America's Anthropological President

I’ve been spending this entire week in San Francisco, attending the American Anthropological Association’s annual conference. Most academics know exactly what the drill entails at such events, a mixture of informal schmoozing (and catching up with old friends) along with more high-stakes panel presentations or (if you’re lucky and a grad student) getting summoned to attend the cattle-call that is on-site job interviewing.

I took part in a few different conference events/activities this week: (i) responding to a new book by sociologist Loic Wacquant, Urban Outcasts, which attempts to challenge common assumptions about the “Americanization” of European poverty — i.e., the idea that European cities are growing into carbon copies of American “hyperghettos”; (ii) talking with several colleagues about the pros and cons of “public anthropology”/”anthropology as social critique”; and (iii) trying to help disseminate information about the theme of next year’s conference in Philadelphia (“The End/s of Anthropology”), a theme that I helped to formulate.

When such conferences are going well, they make you feel good to be an academic. You get re-energized and inspired by meeting up with old friends, getting introduced to new ones, and hearing powerful presentations that provide suggestive models for your own work. The entire thing can be amazingly invigorating.

This year there was also a ton of talk about the President-Elect, and some early buzz about Ruth Behar’s new Chronicle piece on Obama’s mother, Stanley Ann Dunham Soetoro, who earned a Ph.D. in anthropology based on ethnographic fieldwork in Indonesia.

Ruth Behar, a filmmaker, poet, and anthropologist based at the University of Michigan, offers an interesting take on the fact of Obama’s anthropological matrilineage — and uses that fact to make a policy plea:

“The fact that Barack Obama’s mother was a cultural anthropologist has been noted with curiosity and amusement. A few commentators dismiss her anthropology credentials by describing her as part of a radical American fringe, while others represent her favorably, but as ‘unconventional’, ‘free-spirited’, or ‘bohemian’. That reputation is based on her two brief (and interracial) marriages and her wanderings through Javanese villages in an era when the stay-at-home mom was the public model of the American mother. Many now find it difficult to comprehend her passion for her adopted culture and her desire to live for years among the subjects of her research and advocacy work, though what she did was nothing out of the ordinary within anthropology.

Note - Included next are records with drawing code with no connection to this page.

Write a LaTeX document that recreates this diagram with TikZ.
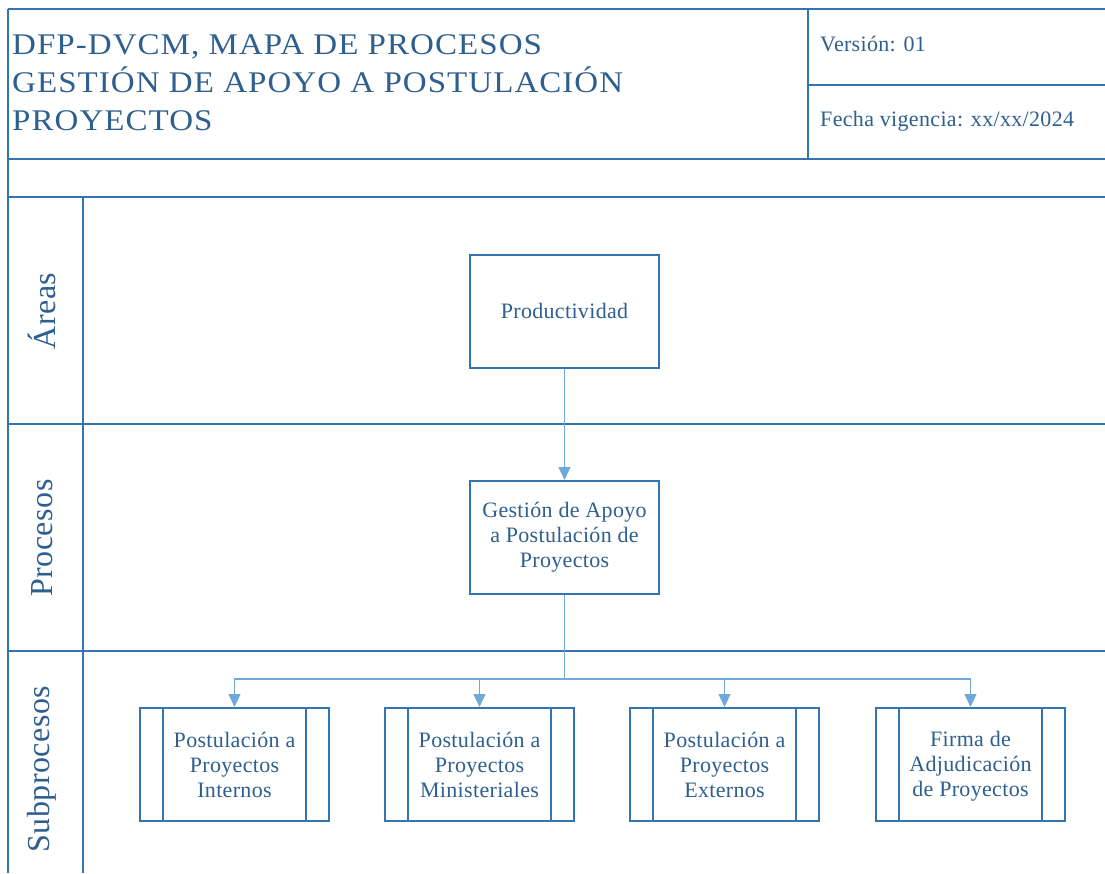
\documentclass[tikz,border=0pt]{standalone}
\usepackage{fontspec}
\setmainfont[LetterSpace=1.5]{Liberation Serif}
\newfontfamily\titlefont[LetterSpace=3.5,FakeStretch=1.1]{Liberation Serif}
\usetikzlibrary{arrows.meta}
\definecolor{txt}{HTML}{2E5F8E}
\definecolor{framec}{HTML}{3574B3}
\definecolor{connc}{HTML}{70A8DB}
\begin{document}
\begin{tikzpicture}[x=1pt,y=-1pt,
  frameline/.style={draw=framec,line width=2pt},
  box/.style={draw=framec,line width=2pt,minimum width=189pt,minimum height=113pt,
    inner sep=0pt,align=center,text=txt,font=\fontsize{22}{25}\selectfont},
  subbox/.style={box,path picture={
    \draw[framec,line width=2pt]
      ([xshift=23pt]path picture bounding box.north west) -- ([xshift=23pt]path picture bounding box.south west)
      ([xshift=-23pt]path picture bounding box.north east) -- ([xshift=-23pt]path picture bounding box.south east);}},
  link/.style={draw=connc,line width=1.2pt,-{Triangle[width=12pt,length=13pt]}},
  plainlink/.style={draw=connc,line width=1.2pt},
  lane/.style={rotate=90,text=txt,inner sep=0pt,font=\fontsize{32}{38}\selectfont},
  hdr/.style={anchor=west,text=txt,inner sep=0pt,font=\fontsize{22}{25}\selectfont}
]
\useasboundingbox (0,0) rectangle (1105,873);
\fill[white] (0,0) rectangle (1105,873);

% frame
\draw[frameline] (8,9) -- (1105,9);
\draw[frameline] (8,9) -- (8,873);
\draw[frameline,line width=1.5pt] (808,9) -- (808,159);
\draw[frameline] (808,85) -- (1105,85);
\draw[frameline] (8,159) -- (1105,159);
\draw[frameline] (8,197) -- (1105,197);
\draw[frameline] (83,197) -- (83,873);
\draw[frameline] (8,424) -- (1105,424);
\draw[frameline] (8,651) -- (1105,651);

% header
\node[anchor=north west,align=left,text=txt,inner sep=0pt,
      font=\titlefont\fontsize{30}{38}\selectfont] (title) at (12,34)
  {DFP-DVCM, MAPA DE PROCESOS\\GESTIÓN DE APOYO A POSTULACIÓN\\PROYECTOS};
\node[hdr] (ver) at (820,44) {Versión: 01};
\node[hdr] (fecha) at (820,121) {Fecha vigencia: xx/xx/2024};

% lane labels
\node[lane] (lareas) at (42,311) {Áreas};
\node[lane] (lproc) at (42,538) {Procesos};
\node[lane] (lsub) at (42,769) {Subprocesos};

% nodes
\node[box] (prod) at (564.5,311) {Productividad};
\node[box] (gest) at (564.5,537.5) {Gestión de Apoyo\\a Postulación de\\Proyectos};
\node[subbox] (s1) at (234.5,764.5) {Postulación a\\Proyectos\\Internos};
\node[subbox] (s2) at (479.5,764.5) {Postulación a\\Proyectos\\Ministeriales};
\node[subbox] (s3) at (724.5,764.5) {Postulación a\\Proyectos\\Externos};
\node[subbox] (s4) at (970.5,764.5) {Firma de\vphantom{Ó}\\Adjudicación\\de Proyectos};

% connectors
\draw[link] (prod.south) -- (gest.north);
\coordinate (j) at (564.5,679);
\draw[plainlink] (gest.south) -- (j);
\draw[link] (j) -| (s1.north);
\draw[link] (j) -| (s2.north);
\draw[link] (j) -| (s3.north);
\draw[link] (j) -| (s4.north);
\end{tikzpicture}
\end{document}
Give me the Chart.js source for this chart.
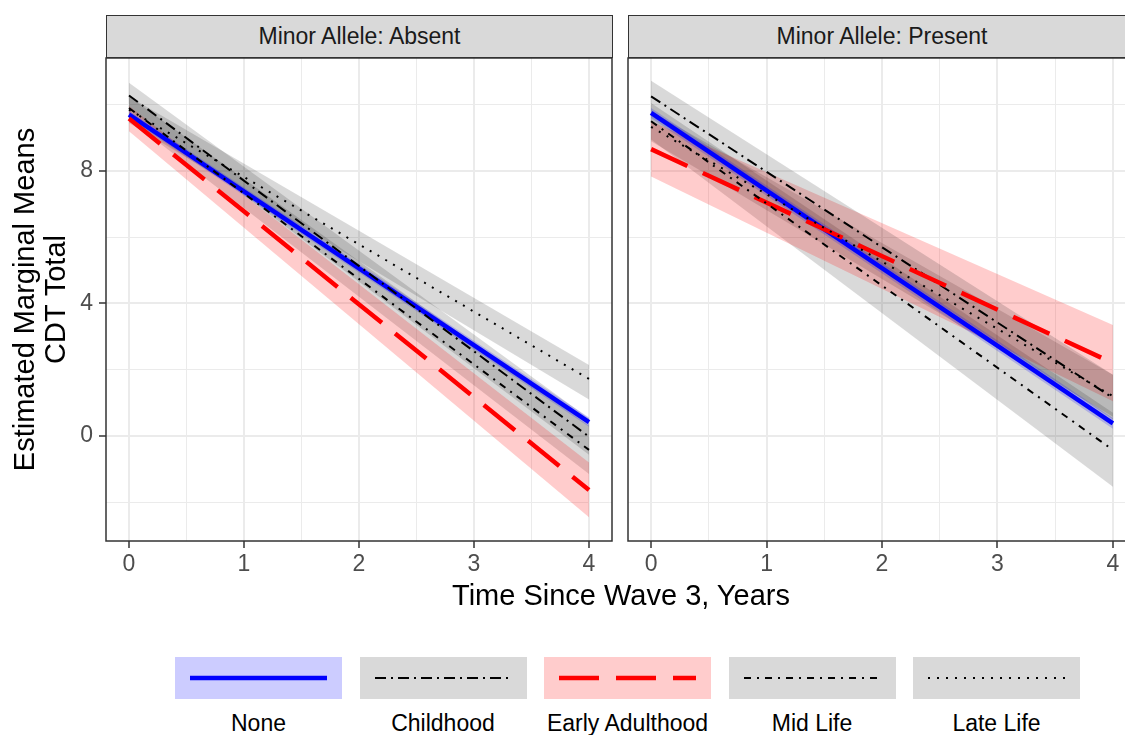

“As a cultural anthropologist, I think Obama’s family background is something to celebrate. But even more important, I think the time is ripe for cultural anthropology to become a fundamental part of American education and public culture. Anthropology needs to be taught alongside math, science, language arts, and history as early as elementary school and definitely throughout the high-school years. Its insights about the perils of ethnocentrism, racialization, and exoticized stereotypes need to become part of our everyday vocabulary.”

I agree with Behar.

Anthropologists often get lampooned and dismissed by other social scientists (and by those outside of the academy) for their (our) assumed epistemological and presentational excesses — opaque jargon, solipsistic navel gawking, the politicization of research, and on and on. But even though she didn’t raise Obama for the entirety of his childhood, his mother seems to have imparted in him a degree of thoughtfulness and genuine appreciation for cultural differences (as partially manifested in his campaign’s inclusively “multiracial” ground game) that I want to embrace as the best of what the discipline of anthropology can share with the rest of the academy — and beyond.